Being able to force your opponent to fight your fight and not theirs is a skill and a valuable aim in any fight and so, when faced with an opponent where they are not easily lead and who refuse to follow your tactics, then you really have met someone who has mastered their inner control.

So, I leave you with this thought.

If you want to be happy, yes, surround yourself with happy people and cut out from your life any negative influences.

But, to quote Mr Kipling one more time, if you want to have true mastery, you should be able to dine with Kings and yet never lose your common touch.

Good luck with your journey and remember to fight your own fight, not theirs.
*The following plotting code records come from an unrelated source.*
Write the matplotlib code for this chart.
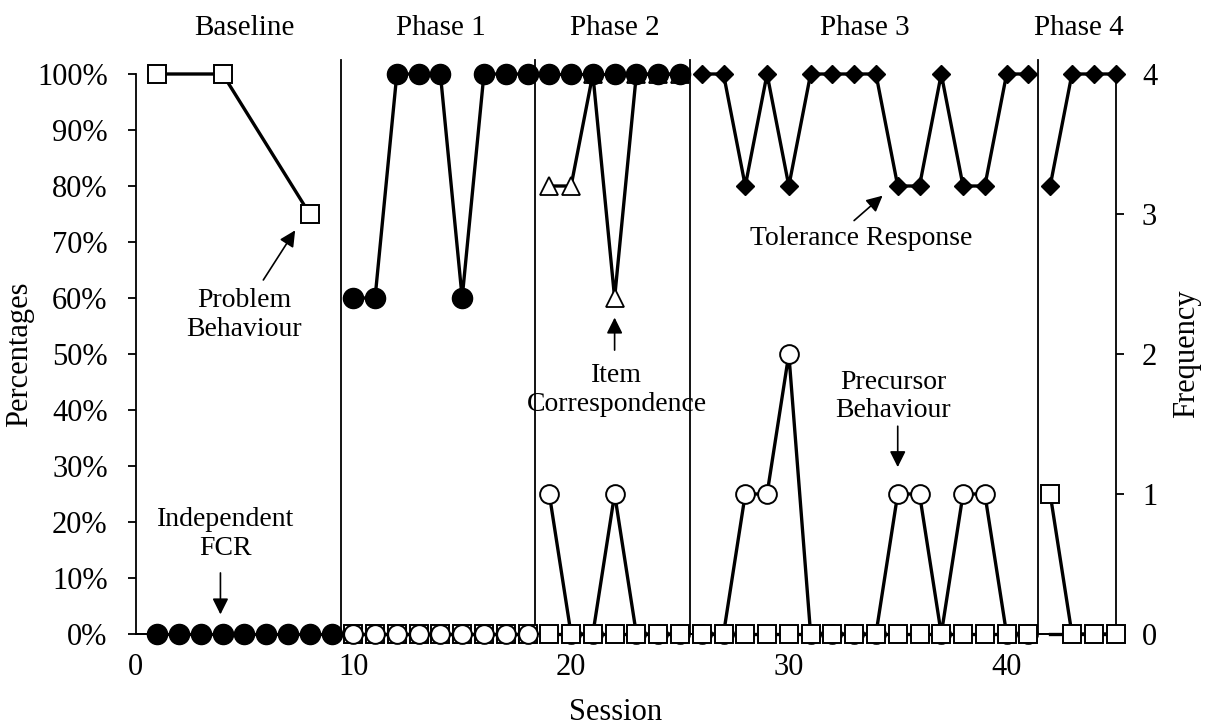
import matplotlib.pyplot as plt

plt.rcParams['font.family'] = ['Liberation Serif', 'DejaVu Serif']
plt.rcParams['font.size'] = 20

# -------------------------------------------------------------------
# data
# -------------------------------------------------------------------
# percentages (left axis)
fcr_base_x = [1, 2, 3, 4, 5, 6, 7, 8, 9]
fcr_base = [0, 0, 0, 0, 0, 0, 0, 0, 0]
fcr_p1_x = [10, 11, 12, 13, 14, 15, 16, 17, 18]
fcr_p1 = [60, 60, 100, 100, 100, 60, 100, 100, 100]
fcr_p2_x = [19, 20, 21, 22, 23, 24, 25]
fcr_p2 = [100, 100, 100, 100, 100, 100, 100]

item_x = [19, 20, 21, 22, 23, 24, 25]
item_corr = [80, 80, 100, 60, 100, 100, 100]

tol_p3_x = [26, 27, 28, 29, 30, 31, 32, 33, 34, 35, 36, 37, 38, 39, 40, 41]
tol_p3 = [100, 100, 80, 100, 80, 100, 100, 100, 100, 80, 80, 100, 80, 80, 100, 100]
tol_p4_x = [42, 43, 44, 45]
tol_p4 = [80, 100, 100, 100]

# frequencies (right axis)
prob_base_x = [1, 4, 8]
prob_base = [4, 4, 3]
prob_p1_x = [10, 11, 12, 13, 14, 15, 16, 17, 18]
prob_p1 = [0, 0, 0, 0, 0, 0, 0, 0, 0]
prob_p2_x = [19, 20, 21, 22, 23, 24, 25]
prob_p2 = [0, 0, 0, 0, 0, 0, 0]
prob_p3_x = [26, 27, 28, 29, 30, 31, 32, 33, 34, 35, 36, 37, 38, 39, 40, 41]
prob_p3 = [0, 0, 0, 0, 0, 0, 0, 0, 0, 0, 0, 0, 0, 0, 0, 0]
prob_p4_x = [42, 43, 44, 45]
prob_p4 = [1, 0, 0, 0]

prec_p1_x = [10, 11, 12, 13, 14, 15, 16, 17, 18]
prec_p1 = [0, 0, 0, 0, 0, 0, 0, 0, 0]
prec_p2_x = [19, 20, 21, 22, 23, 24, 25]
prec_p2 = [1, 0, 0, 1, 0, 0, 0]
prec_p3_x = [26, 27, 28, 29, 30, 31, 32, 33, 34, 35, 36, 37, 38, 39, 40, 41]
prec_p3 = [0, 0, 1, 1, 2, 0, 0, 0, 0, 1, 1, 0, 1, 1, 0, 0]
prec_p4_x = [42, 43, 44, 45]
prec_p4 = [0, 0, 0, 0]

phase_lines = [9.45, 18.35, 25.45, 41.45]
phase_names = ["Baseline", "Phase 1", "Phase 2", "Phase 3", "Phase 4"]
phase_centers = [5, 14, 22, 33.5, 43.3]

x_ticks = [0, 10, 20, 30, 40]
pct_ticks = [0, 10, 20, 30, 40, 50, 60, 70, 80, 90, 100]
freq_ticks = [0, 1, 2, 3, 4]

# -------------------------------------------------------------------
# figure
# -------------------------------------------------------------------
fig = plt.figure(figsize=(12.1, 7.25), dpi=100)
ax = fig.add_axes([135.5 / 1210, 1 - 634 / 725, 980 / 1210, 560 / 725])
ax.set_xlim(0, 45)
ax.set_ylim(0, 100)
ax2 = ax.twinx()
ax2.set_ylim(0, 4)

LW = 2.4
line_kw = dict(color="black", lw=LW, clip_on=False)

# phase change lines
for xp in phase_lines:
    ax.plot([xp, xp], [0, 102.5], color="black", lw=1.3, clip_on=False, zorder=1)
for name, xc in zip(phase_names, phase_centers):
    ax.text(xc, 108.2, name, ha="center", va="center", fontsize=21)

# percentage series
fill_circle = dict(marker="o", ms=14.5, mfc="black", mec="black", **line_kw)
ax.plot(fcr_base_x, fcr_base, zorder=5, **fill_circle)
ax.plot(fcr_p1_x, fcr_p1, zorder=5, **fill_circle)
ax.plot(item_x, item_corr, marker="^", ms=13.5, mfc="white", mec="black",
        mew=1.3, zorder=4, **line_kw)
ax.plot(fcr_p2_x, fcr_p2, zorder=5, **fill_circle)
diamond = dict(marker="D", ms=9.5, mfc="black", mec="black", **line_kw)
ax.plot(tol_p3_x, tol_p3, zorder=5, **diamond)
ax.plot(tol_p4_x, tol_p4, zorder=5, **diamond)

# frequency series
square = dict(marker="s", ms=12.5, mfc="white", mec="black", mew=1.4, **line_kw)
open_circle = dict(marker="o", ms=13.5, mfc="white", mec="black", mew=1.4, **line_kw)
ax2.plot(prob_base_x, prob_base, zorder=5, **square)
# phase 1: circles drawn over squares
ax2.plot(prob_p1_x, prob_p1, zorder=4, **square)
ax2.plot(prec_p1_x, prec_p1, zorder=5, **open_circle)
# later phases: squares over circles
ax2.plot(prec_p2_x, prec_p2, zorder=4, **open_circle)
ax2.plot(prob_p2_x, prob_p2, zorder=5, **square)
ax2.plot(prec_p3_x, prec_p3, zorder=4, **open_circle)
ax2.plot(prob_p3_x, prob_p3, zorder=5, **square)
ax2.plot(prec_p4_x, prec_p4, color="black", lw=LW, zorder=3, clip_on=False)
ax2.plot(prob_p4_x, prob_p4, zorder=5, **square)

# annotations
arrow = dict(arrowstyle="-|>", color="black", lw=1.2, mutation_scale=24)
ax.annotate("", xy=(7.4, 72.5), xytext=(5.8, 62.8), arrowprops=arrow)
ax.text(5.0, 57.0, "Problem\nBehaviour", ha="center", va="center")

ax.annotate("", xy=(3.9, 3.0), xytext=(3.9, 11.4), arrowprops=arrow)
ax.text(4.15, 17.8, "Independent\nFCR", ha="center", va="center")

ax.annotate("", xy=(22, 57.0), xytext=(22, 50.2), arrowprops=arrow)
ax.text(22.1, 43.5, "Item\nCorrespondence", ha="center", va="center")

ax.annotate("", xy=(34.4, 78.6), xytext=(32.9, 73.5), arrowprops=arrow)
ax.text(33.3, 70.6, "Tolerance Response", ha="center", va="center")

ax.annotate("", xy=(35, 29.3), xytext=(35, 37.6), arrowprops=arrow)
ax.text(34.8, 42.4, "Precursor\nBehaviour", ha="center", va="center")

# axes styling
for a in (ax, ax2):
    a.spines["top"].set_visible(False)
    a.spines["bottom"].set_linewidth(1.3)
ax.spines["right"].set_visible(False)
ax.spines["left"].set_linewidth(1.3)
ax2.spines["left"].set_visible(False)
ax2.spines["right"].set_linewidth(1.3)

ax.set_xticks(x_ticks)
ax.set_xticklabels([str(v) for v in x_ticks])
ax.tick_params(axis="x", length=0, pad=14, labelsize=22)
ax.set_yticks(pct_ticks)
ax.set_yticklabels([f"{v}%" for v in pct_ticks])
ax.tick_params(axis="y", direction="out", length=6, width=1.3, pad=14, labelsize=22)
ax2.set_yticks(freq_ticks)
ax2.set_yticklabels([str(v) for v in freq_ticks])
ax2.tick_params(axis="y", direction="out", length=6, width=1.3, pad=13, labelsize=22)

ax.set_xlabel("Session", fontsize=22)
ax.xaxis.set_label_coords(0.49, -0.115)
ax.set_ylabel("Percentages", fontsize=22)
ax.yaxis.set_label_coords(-0.103, 0.5)
ax2.set_ylabel("Frequency", fontsize=22)
ax2.yaxis.set_label_coords(1.058, 0.5)

fig.savefig("out.png", dpi=100)
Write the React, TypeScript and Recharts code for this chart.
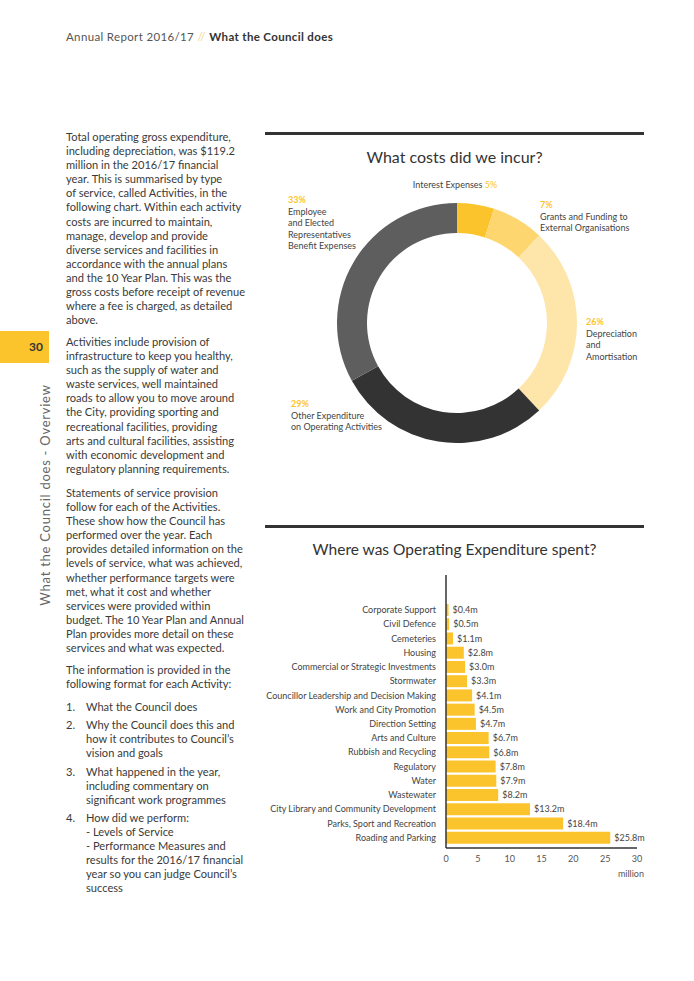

As always, thanks for reading

Stay Safe and Have Fun

Al x

IF you can keep your head when all about you
Are losing theirs and blaming it on you,
If you can trust yourself when all men doubt you,
But make allowance for their doubting too;
If you can wait and not be tired by waiting,
Or being lied about, don’t deal in lies,
Or being hated, don’t give way to hating,
And yet don’t look too good, nor talk too wise:

If you can dream – and not make dreams your master;
If you can think – and not make thoughts your aim;
If you can meet with Triumph and Disaster
And treat those two impostors just the same;
If you can bear to hear the truth you’ve spoken
Twisted by knaves to make a trap for fools,
Or watch the things you gave your life to, broken,
And stoop and build ’em up with worn-out tools:

If you can make one heap of all your winnings
And risk it on one turn of pitch-and-toss,
And lose, and start again at your beginnings
And never breathe a word about your loss;
If you can force your heart and nerve and sinew
To serve your turn long after they are gone,
And so hold on when there is nothing in you
Except the Will which says to them: ‘Hold on!’

If you can talk with crowds and keep your virtue,
Or walk with Kings – nor lose the common touch,
if neither foes nor loving friends can hurt you,
If all men count with you, but none too much;
If you can fill the unforgiving minute
With sixty seconds’ worth of distance run,
Yours is the Earth and everything that’s in it,
And – which is more – you’ll be a Man, my son!